(begin)
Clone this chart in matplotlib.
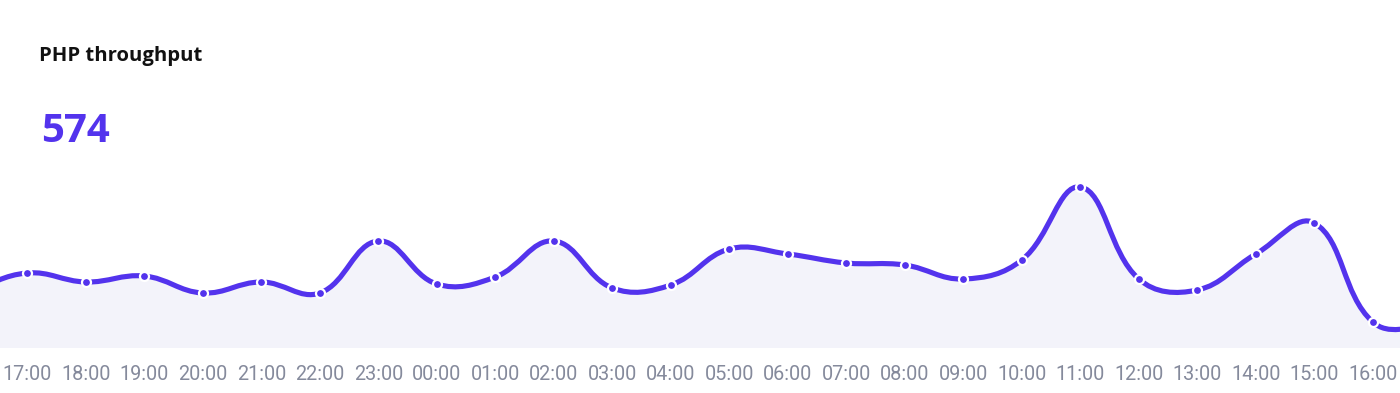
import matplotlib
matplotlib.use("Agg")
import matplotlib.pyplot as plt
import numpy as np
from matplotlib.path import Path
from matplotlib.patches import PathPatch

# ---- data ----
hours = ["17:00", "18:00", "19:00", "20:00", "21:00", "22:00", "23:00", "00:00",
         "01:00", "02:00", "03:00", "04:00", "05:00", "06:00", "07:00", "08:00",
         "09:00", "10:00", "11:00", "12:00", "13:00", "14:00", "15:00", "16:00"]
throughput = [75, 66, 72, 55, 66, 55, 107, 64, 71, 107, 60, 63, 99, 94, 85, 83,
              69, 88, 161, 69, 58, 94, 125, 26]
# neighbouring points just outside the visible window
prev_value = 56
next_value = 20
title = "PHP throughput"
headline = "574"

PURPLE = "#5333ed"
FILL = "#f3f3fa"
GREY = "#858a9c"

W, H = 1400, 393
fig = plt.figure(figsize=(W / 100, H / 100), dpi=100)
ax = fig.add_axes([0, (H - 348) / H, 1, 200 / H])

xs = np.arange(-1, len(hours) + 1, dtype=float)
ys = np.array([prev_value] + throughput + [next_value], dtype=float)

x_px = 58.5  # pixels per hour, used only for spline tension distances
x_left = -27.3 / x_px
ax.set_xlim(x_left, x_left + W / x_px)
ax.set_ylim(0, 200)


def spline_path(xs, ys, tension=0.4):
    px = xs * x_px
    py = ys.copy()
    n = len(px)
    cps_prev = [None] * n
    cps_next = [None] * n
    for i in range(n):
        p1 = np.array([px[i], py[i]])
        p0 = np.array([px[i - 1], py[i - 1]]) if i > 0 else p1
        p2 = np.array([px[i + 1], py[i + 1]]) if i < n - 1 else p1
        d01 = np.hypot(*(p1 - p0))
        d12 = np.hypot(*(p2 - p1))
        tot = d01 + d12
        s01 = d01 / tot if tot else 0
        s12 = d12 / tot if tot else 0
        fa = tension * s01
        fb = tension * s12
        cps_prev[i] = p1 - fa * (p2 - p0)
        cps_next[i] = p1 + fb * (p2 - p0)
    verts = [(px[0], py[0])]
    codes = [Path.MOVETO]
    for i in range(n - 1):
        verts += [tuple(cps_next[i]), tuple(cps_prev[i + 1]), (px[i + 1], py[i + 1])]
        codes += [Path.CURVE4] * 3
    verts = [(vx / x_px, vy) for vx, vy in verts]
    return verts, codes


verts, codes = spline_path(xs, ys)

# fill area
fverts = verts + [(xs[-1], 0), (xs[0], 0), verts[0]]
fcodes = codes + [Path.LINETO, Path.LINETO, Path.CLOSEPOLY]
ax.add_patch(PathPatch(Path(fverts, fcodes), facecolor=FILL, edgecolor="none", zorder=1))

# line
ax.add_patch(PathPatch(Path(verts, codes), facecolor="none", edgecolor=PURPLE,
                       lw=3.7, capstyle="round", joinstyle="round", zorder=2))

# markers
ax.plot(xs, ys, linestyle="none", marker="o", markersize=6.5,
        markerfacecolor=PURPLE, markeredgecolor="white", markeredgewidth=1.6,
        zorder=3, clip_on=True)

ax.set_xticks(np.arange(len(hours)))
ax.set_xticklabels(hours, fontfamily="Roboto", fontsize=14.3, color=GREY)
ax.tick_params(axis="x", length=0, pad=12)
ax.set_yticks([])
for s in ax.spines.values():
    s.set_visible(False)
ax.set_facecolor("none")

fig.text(39 / W, 1 - 61 / H, title, fontfamily="Open Sans", fontweight="bold",
         fontsize=14.6, color="#111111", ha="left", va="baseline")
fig.text(41 / W, 1 - 142 / H, headline, fontfamily="Open Sans", fontweight="bold",
         fontsize=29, color=PURPLE, ha="left", va="baseline")

fig.savefig("out.png", dpi=100, facecolor="white")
(end)
◆ WHAT YOU ARE ASKED TO DO
From the listing above, copy all lines holding the word "matplotlib".

◆ PROBLEM SOLUTION
Clone this chart in matplotlib.
import matplotlib
matplotlib.use("Agg")
import matplotlib.pyplot as plt
from matplotlib.path import Path
from matplotlib.patches import PathPatch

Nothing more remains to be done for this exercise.